Distributed Key Generation for Encrypted Deduplication: Achieving the Strongest Privacy

Large-scale cloud storage systems often attempt to achieve two seemingly conflicting goals: (1) the systems need to reduce the copies of redundant data to save space, a process called deduplication; and (2) users demand encryption of their data to ensure privacy. Conventional encryption makes deduplication on ciphertexts ineffective, as it destroys data redundancy. A line of work, originated from Convergent Encryption [27], and evolved into Message Locked Encryption [13] and the latest DupLESS architecture [12], strives to solve this problem. DupLESS relies on a key server to help the clients generate encryption keys that result in convergent ciphertexts.

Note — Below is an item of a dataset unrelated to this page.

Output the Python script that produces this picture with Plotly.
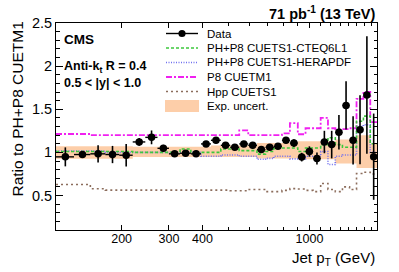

In this paper, we first introduce a new security notion appropriate for the setting of deduplication and show that it is strictly stronger than all relevant notions. We then provide a rigorous proof of security against this notion, in the random oracle model, for the DupLESS architecture which is lacking in the original paper. Our proof shows that using additional secret, other than the data itself, for generating encryption keys achieves the best possible security under current deduplication paradigm. We also introduce a distributed protocol that eliminates the need for the key server. This not only provides better protection but also allows less managed systems such as P2P systems to enjoy the high security level. Implementation and evaluation show that the scheme is both robust and practical.